Tough gravelly voiced Al Pacino and Robert De Niro, playing NYPD detectives, are the selling point for Righteous Kill, another entry in the cop-buddies vs. serial-killer category. However, the movie is also about two men’s brotherhood of love and trust that stands in for family or other ties.

Thinking of these central “equally matched” characters without particular actors in mind, scriptwriter Russell Gewirtz worked backwards from the ending, the fashionable “twist” that upsets appearances up to there. A flow of self-righteous gunnings-down of lowlifes emerges as the work of some insider, although no tabloid or citizen awareness is hinted; amidst animosities among officers, the suspicion grows that the psychopath is one of their own. Withholding wider context, the film opens with, and returns to, a surveillance camera “confession” that pinpoints the culprit but, obviously, does not; the two leads called by nicknames, the viewer needs to know the ending before he can take in the proper name from that black-and-white video tape.

Both past sixty-five, thin-faced Pacino and sleekly rounder De Niro only seem in memory to have coincided somewhere -- no joint scenes in The Godfather Part II, minutes together in Heat -- and despite distinctions in their Righteous Kill personalities, calmly ironic against volatile obscene, the two actors do not strain. Are they walking through by being their ethnic selves, or else great actors effortlessly living in others’ screen skins?

Their Detectives First Grade synergize each other, De Niro as Tom “Turk” Cowan and Pacino’s David “Rooster” Fish. The latter is furnished no outside personal life apart from rooting on his partner in interdepartmental baseball. Like him, having seen urban years of depravity and injustice and shot people dead, Turk coaches a girls’ ball team and is a widower with an afterthought grown daughter in California and a touchy connection with Karen Corelli (Carla Gugino) of the crime scene unit, who likes her men sadistic in the sack.

Now and again Rooster and Turk spill a few beans about boyhood neighborhoods, churches and TV shows, but their address-less existence is hermetic, sealed even, or especially, against detective pair on-the-make Simon Perez and Teddie Riley (John Leguizamo, Donnie Wahlberg). Resentful at the veterans’ sarcastic superiority and an earlier internal affairs conflict, and Perez eyeing the affair with Karen, these younger officers push suspicion in the direction of Turk.
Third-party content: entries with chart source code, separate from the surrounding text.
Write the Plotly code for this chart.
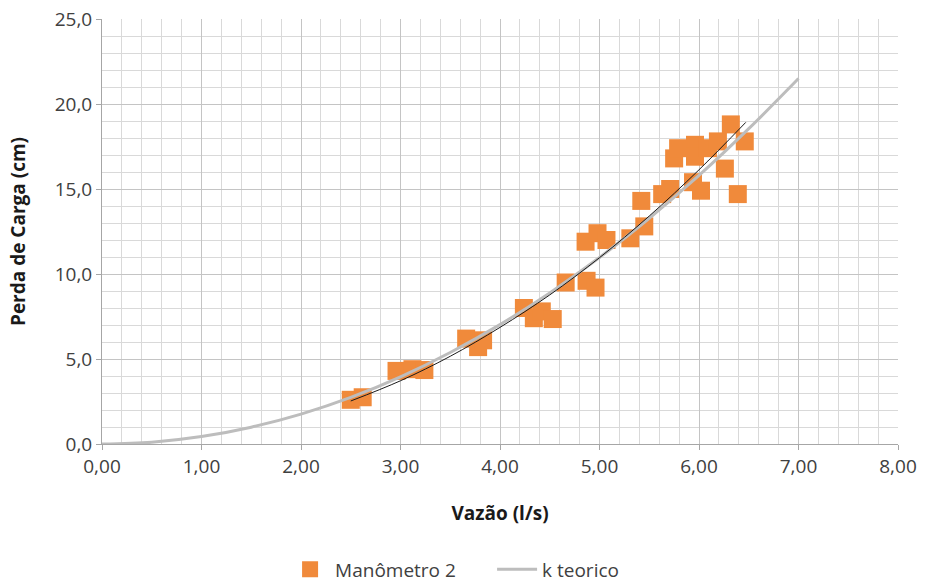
import plotly.graph_objects as go

# Measured head loss (Manômetro 2) against flow rate
vazao = [2.50, 2.62, 2.96, 3.12, 3.24, 3.66, 3.78, 3.83,
         4.24, 4.34, 4.42, 4.53, 4.66, 4.86, 4.87, 4.96, 4.98, 5.07,
         5.31, 5.42, 5.45, 5.63, 5.71, 5.75, 5.79, 5.94, 5.96, 5.96,
         6.02, 6.09, 6.19, 6.26, 6.32, 6.39, 6.46]
perda = [2.6, 2.75, 4.3, 4.4, 4.35, 6.2, 5.7, 6.1,
         8.0, 7.4, 7.8, 7.35, 9.5, 11.9, 9.6, 9.2, 12.4, 12.0,
         12.1, 14.3, 12.8, 14.7, 15.0, 16.8, 17.4, 15.4, 17.6, 16.9,
         14.9, 17.4, 17.8, 16.2, 18.8, 14.7, 17.8]

# Theoretical curve (k teorico)
x_teo = [0.0, 0.5, 1.0, 1.5, 2.0, 2.5, 3.0, 3.5, 4.0, 4.5, 5.0, 5.5, 6.0, 6.5, 7.0]
y_teo = [0.0, 0.11, 0.44, 0.99, 1.76, 2.74, 3.95, 5.38, 7.02, 8.89, 10.97,
         13.28, 15.80, 18.55, 21.50]

# Power trendline over the measured points
x_tend = [2.50, 3.00, 3.50, 4.00, 4.50, 5.00, 5.50, 6.00, 6.47]
y_tend = [2.53, 3.72, 5.16, 6.86, 8.77, 10.96, 13.41, 16.13, 18.92]

x_ticks = [0, 1, 2, 3, 4, 5, 6, 7, 8]
y_ticks = [0, 5, 10, 15, 20, 25]

FONT = "Open Sans, Liberation Sans, sans-serif"
TXT = "#404040"

fig = go.Figure()
fig.add_trace(go.Scatter(
    x=vazao, y=perda, mode="markers", name="Manômetro 2",
    marker=dict(symbol="square", size=18, color="#F08A3B", line=dict(width=0)),
))
fig.add_trace(go.Scatter(
    x=x_teo, y=y_teo, mode="lines", name="k teorico", line_shape="spline",
    line=dict(color="#BDBDBD", width=3),
))
fig.add_trace(go.Scatter(
    x=x_tend, y=y_tend, mode="lines", showlegend=False, line_shape="spline",
    line=dict(color="#1A1A1A", width=1),
))

fig.update_layout(
    width=925, height=587,
    margin=dict(l=102, r=27, t=19, b=143, autoexpand=False),
    paper_bgcolor="white", plot_bgcolor="white",
    separators=",.",
    font=dict(family=FONT, size=19, color=TXT),
    legend=dict(orientation="h", x=0.23, xanchor="left",
                yref="container", y=0.03, yanchor="middle",
                entrywidth=152, entrywidthmode="pixels",
                font=dict(size=19, color=TXT), itemwidth=40),
)
fig.update_xaxes(
    range=[0, 8], tickvals=x_ticks, tickformat=".2f",
    tickfont=dict(size=19, color=TXT),
    showgrid=True, gridcolor="#C4C4C4", gridwidth=1,
    minor=dict(dtick=0.2, showgrid=True, gridcolor="#D9D9D9", gridwidth=1),
    showline=True, linecolor="#A6A6A6", linewidth=1,
    ticks="outside", ticklen=5, tickcolor="#A6A6A6",
    zeroline=False,
    title=dict(text="<b>Vazão (l/s)</b>", font=dict(size=19, color="#1a1a1a"), standoff=28),
)
fig.update_yaxes(
    range=[0, 25], tickvals=y_ticks, tickformat=".1f",
    tickfont=dict(size=19, color=TXT),
    showgrid=True, gridcolor="#C4C4C4", gridwidth=1,
    minor=dict(dtick=1, showgrid=True, gridcolor="#D9D9D9", gridwidth=1),
    showline=True, linecolor="#A6A6A6", linewidth=1,
    ticks="outside", ticklen=5, tickcolor="#A6A6A6",
    zeroline=False,
    title=dict(text="<b>Perda de Carga (cm)</b>", font=dict(size=19, color="#1a1a1a"), standoff=24),
)

fig.write_html("out.html")
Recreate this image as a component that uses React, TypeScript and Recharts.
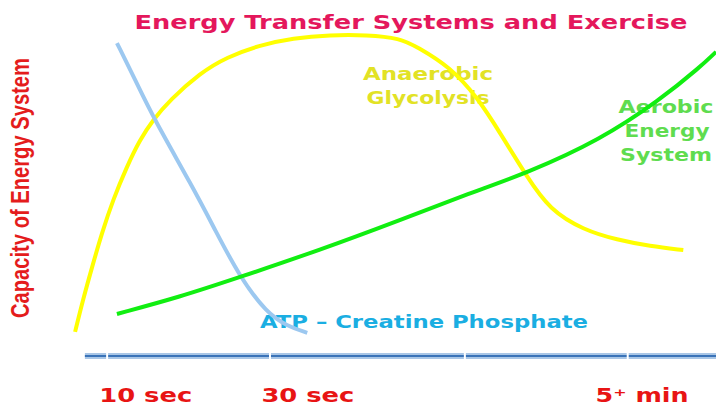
import { LineChart, Line, XAxis, YAxis, ReferenceLine } from "recharts";

// time runs 0..100 along the axis, capacity 0..100 up the side
const glycolysisX = [2, 3.2, 4.6, 6.1, 7.8, 9.9, 11.9, 13.9, 16.5, 21.1, 25.2, 30.3, 35.3, 41, 46.6, 51.7, 54.3, 59.3, 63.5, 67, 71.1, 74.6, 79.7, 84.9, 89.9, 95];
const glycolysisY = [7.4, 17.2, 27.3, 37.7, 47.9, 58, 66.3, 72.4, 78.5, 86.8, 91.7, 95.4, 97.5, 98.5, 98.5, 97.5, 94.8, 88.7, 79.4, 68.4, 54.9, 44.8, 38.7, 35.6, 33.7, 32.5];

const atpX = [8.4, 11.2, 13.9, 20, 23.4, 27.2, 31.3, 34.4, 37.5];
const atpY = [96, 84.7, 73.3, 51.8, 38.7, 24.2, 13.2, 9.2, 7.1];

const aerobicX = [8.4, 18, 27.2, 39.4, 51.7, 62.4, 71.1, 82.3, 91.4, 97.6, 100];
const aerobicY = [12.9, 18.1, 24.2, 32.5, 41.7, 50, 56.1, 66.3, 78.5, 88.7, 93.3];

const tickValues = [12.8, 37.6, 88.7];
const tickLabels = ["10 sec", "30 sec", "5\u207A min"];
const tickGaps = [6.9, 31.8, 61.6, 86.5];

const zip = (xs: number[], ys: number[]) => xs.map((x, i) => ({ x, y: ys[i] }));
const glycolysis = zip(glycolysisX, glycolysisY);
const atp = zip(atpX, atpY);
const aerobic = zip(aerobicX, aerobicY);

const FONT = "'DejaVu Sans', Verdana, sans-serif";

const TimeTick = (props: any) => {
  const { x, y, payload } = props;
  const i = tickValues.indexOf(payload.value);
  return (
    <text x={x} y={y + 38} textAnchor="middle" fill="#e81414" fontFamily={FONT} fontWeight="bold" fontSize={19} textLength={93} lengthAdjust="spacingAndGlyphs">
      {tickLabels[i]}
    </text>
  );
};

export default function App() {
  return (
    <div style={{ position: "absolute", left: 0, top: 0, background: "#fff" }}>
      <LineChart width={716} height={406} margin={{ top: 30, right: 0, bottom: 0, left: 62 }}>
        <XAxis type="number" dataKey="x" domain={[0, 100]} ticks={tickValues} axisLine={false} tickLine={false} height={50} tick={<TimeTick />} />
        <YAxis type="number" dataKey="y" domain={[0, 100]} hide />

        <ReferenceLine segment={[{ x: 3.5, y: 0 }, { x: 100, y: 0 }]} stroke="#a9c6e6" strokeWidth={6} ifOverflow="visible" />
        <ReferenceLine segment={[{ x: 3.5, y: 0 }, { x: 100, y: 0 }]} stroke="#3a73b8" strokeWidth={2} ifOverflow="visible" />
        {tickGaps.map((g) => (
          <ReferenceLine key={g} segment={[{ x: g, y: -1.2 }, { x: g, y: 1.2 }]} stroke="#ffffff" strokeWidth={2} ifOverflow="visible" />
        ))}

        <Line data={glycolysis} dataKey="y" type="basis" stroke="#ffff00" strokeWidth={4} dot={false} isAnimationActive={false} />
        <Line data={atp} dataKey="y" type="basis" stroke="#9cc8f0" strokeWidth={4} dot={false} isAnimationActive={false} />
        <Line data={aerobic} dataKey="y" type="basis" stroke="#11ee11" strokeWidth={4} dot={false} isAnimationActive={false} />

        <text x={411} y={29} textAnchor="middle" fill="#e4175c" fontFamily={FONT} fontWeight="bold" fontSize={19} textLength={553} lengthAdjust="spacingAndGlyphs">
          Energy Transfer Systems and Exercise
        </text>
        <text transform="translate(29,188) rotate(-90) scale(1,1.3)" textAnchor="middle" fill="#e41c1c" fontFamily="'Liberation Sans Narrow', 'Liberation Sans', Arial, sans-serif" fontWeight="bold" fontSize={20} textLength={260} lengthAdjust="spacingAndGlyphs">
          Capacity of Energy System
        </text>
        <g fill="#e2e225" fontFamily={FONT} fontWeight="bold" fontSize={17} textAnchor="middle">
          <text x={428} y={80} textLength={130} lengthAdjust="spacingAndGlyphs">Anaerobic</text>
          <text x={428} y={104} textLength={123} lengthAdjust="spacingAndGlyphs">Glycolysis</text>
        </g>
        <g fill="#5fdc4f" fontFamily={FONT} fontWeight="bold" fontSize={17} textAnchor="middle">
          <text x={666} y={113} textLength={95} lengthAdjust="spacingAndGlyphs">Aerobic</text>
          <text x={667} y={137} textLength={85} lengthAdjust="spacingAndGlyphs">Energy</text>
          <text x={666} y={161} textLength={92} lengthAdjust="spacingAndGlyphs">System</text>
        </g>
        <text x={424} y={328} textAnchor="middle" fill="#1aaee2" fontFamily={FONT} fontWeight="bold" fontSize={17} textLength={328} lengthAdjust="spacingAndGlyphs">
          ATP – Creatine Phosphate
        </text>
      </LineChart>
    </div>
  );
}
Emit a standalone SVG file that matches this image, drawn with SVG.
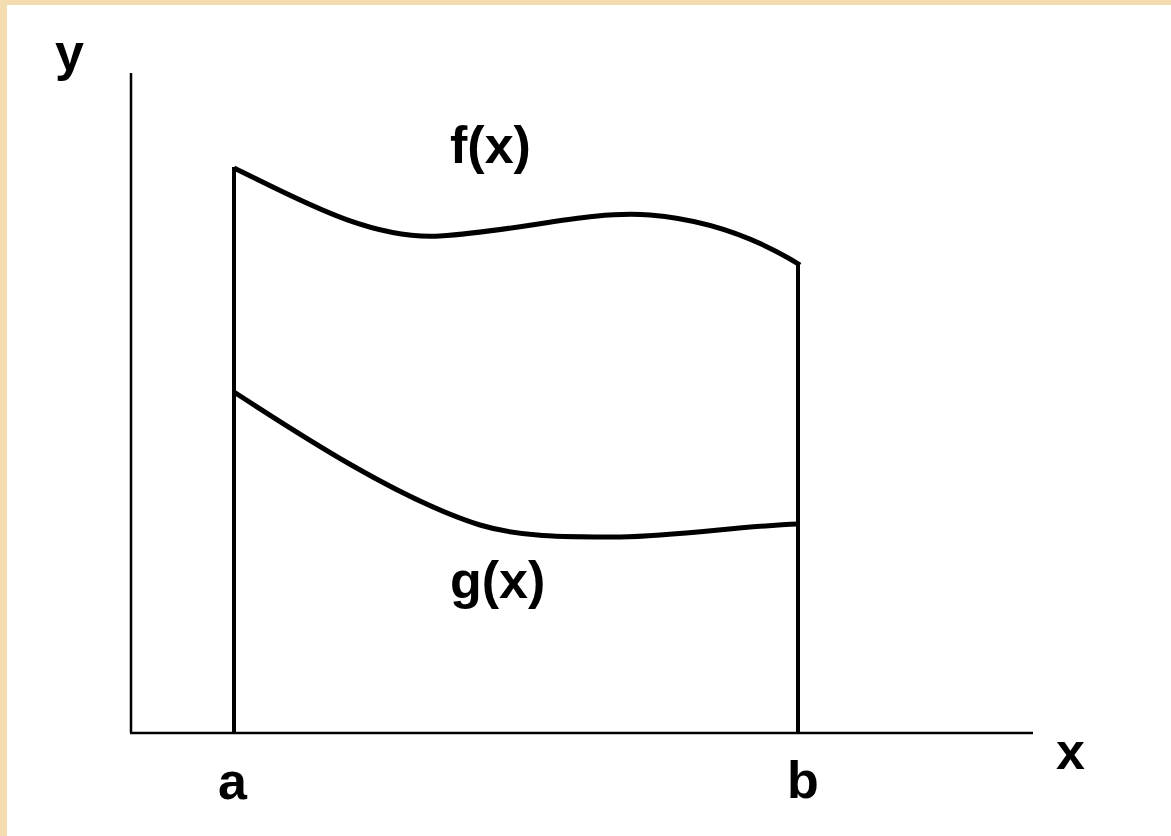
<svg xmlns="http://www.w3.org/2000/svg" width="1171" height="836" viewBox="0 0 1171 836">
<style>
.lbl{font-family:"Liberation Sans",Arial,sans-serif;font-weight:bold;font-size:52px;fill:#000}
.axis{stroke:#000;stroke-width:2.5;fill:none}
.edge{stroke:#000;stroke-width:4;fill:none}
.curve{stroke:#000;stroke-width:5;fill:none;stroke-linejoin:round}
</style>
<rect x="0" y="0" width="1171" height="836" fill="#f2dcb0"/>
<rect x="7" y="5" width="1164" height="831" fill="#ffffff"/>
<g id="axes">
<line class="axis" x1="131" y1="73" x2="131" y2="733"/>
<line class="axis" x1="130" y1="733" x2="1033" y2="733"/>
</g>
<g id="connectors">
<line class="edge" x1="234" y1="167" x2="234" y2="733"/>
<line class="edge" x1="798" y1="263" x2="798" y2="733"/>
</g>
<g id="f-curve">
<path class="curve" d="M234,168 C300,200 370,240 440,236 C520,231 590,210 650,215 C710,220 760,240 800,265"/>
</g>
<g id="g-curve">
<path class="curve" d="M234,392 C300,435 400,500 480,525 C520,537 560,537 620,537 C680,536 740,526 798,524"/>
</g>
<g id="label-y"><text class="lbl" x="55" y="70">y</text></g>
<g id="label-x"><text class="lbl" x="1056" y="769">x</text></g>
<g id="label-a"><text class="lbl" x="218" y="799">a</text></g>
<g id="label-b"><text class="lbl" x="787" y="798">b</text></g>
<g id="label-f"><text class="lbl" x="450" y="163">f(x)</text></g>
<g id="label-g"><text class="lbl" x="450" y="598">g(x)</text></g>
</svg>
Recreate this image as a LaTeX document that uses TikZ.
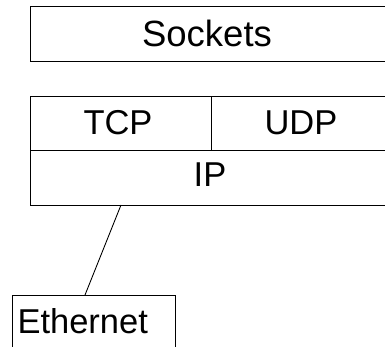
\documentclass[tikz,border=0pt]{standalone}
\usepackage{fontspec}
\setmainfont{Liberation Sans}
\usetikzlibrary{calc}
\begin{document}
\begin{tikzpicture}[x=1pt,y=-1pt,
  box/.style={draw, line width=0.9pt, inner sep=0pt, outer sep=0pt, anchor=north west},
  lbl/.style={font=\fontsize{34.5}{40}\selectfont, inner sep=0pt, anchor=base}]
\useasboundingbox (0,0) rectangle (385,347);
\clip (0,0) rectangle (385,347);
\node[box, minimum width=370pt, minimum height=55pt] (sockets) at (30,6) {};
\node[box, minimum width=181pt, minimum height=54pt] (tcp) at (30,96) {};
\node[box, minimum width=179pt, minimum height=54pt] (udp) at (211,96) {};
\node[box, minimum width=360pt, minimum height=55pt] (ip) at (30,150) {};
\node[box, minimum width=162.5pt, minimum height=70pt] (eth) at (12.5,295) {};
\node[lbl, font=\fontsize{36.5}{42}\selectfont] (tsockets) at (207,46.5) {Sockets};
\node[lbl] (ttcp) at (118,135) {TCP};
\node[lbl] (tudp) at (301,135) {UDP};
\node[lbl] (tip) at (210,186.5) {IP};
\node[lbl, anchor=base west] (teth) at (17.3,333) {Ethernet};
\draw[line width=0.9pt] ($(ip.south west)+(91,0)$) -- ($(eth.north west)+(72.5,0)$);
\end{tikzpicture}
\end{document}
That hothead uses no tact to sidestep the imputation, even as he and Rooster are obliged into sessions with a departmental shrink, for these two are cut in the Dirty Harry mold of lawman who step beyond legal bounds. Nasty pimp Rambo (Rob Dyrdek) is killed as is a gun runner, an unconvicted child rapist, Catholic Fr. Connell, and other victims who are dismissed as garbage criminal perverts in the killer’s rhymed calling cards.

SPOILER ALERT

A disgraced former cop (Alan Blumenfeld) gets crossed off the list, and Russian Mafia goon Mugalat (Oleg Taktarov) survives three bullets added to three more from before but lies comatose in St. Luke’s Hospital. The circle narrows. After a previous botched sting that ended in beatings and death, the heroes turn once again to Harlem Club 404 owner and drug dealer Spider (Curtis Jackson/50 Cent).

The killer communicates that fourteen bodies will end it -- double Se7en? Despite police success after a fashion, that death foretold will ironically take place, to be covered up and “the door closed.” Ironic, too, is that criminals now can breathe more easily among unaware Manhattanites.

Sensed, anticipated and in any case advertised, the unexpected twist is expected. Moviegoer instinct knows that clues and fingers point all along to the wrong person. Sherlock Holmes stressed that after eliminating the impossible, the answer is the improbability that remains. Although moved by the presence of its partner-leads, Righteous Kill does not make for edge-of-the-seat suspense until the very end, as masterful films do. 

(Released by Overture Films and rated “R” for violence, pervasive language and some sexuality and brief drug use.)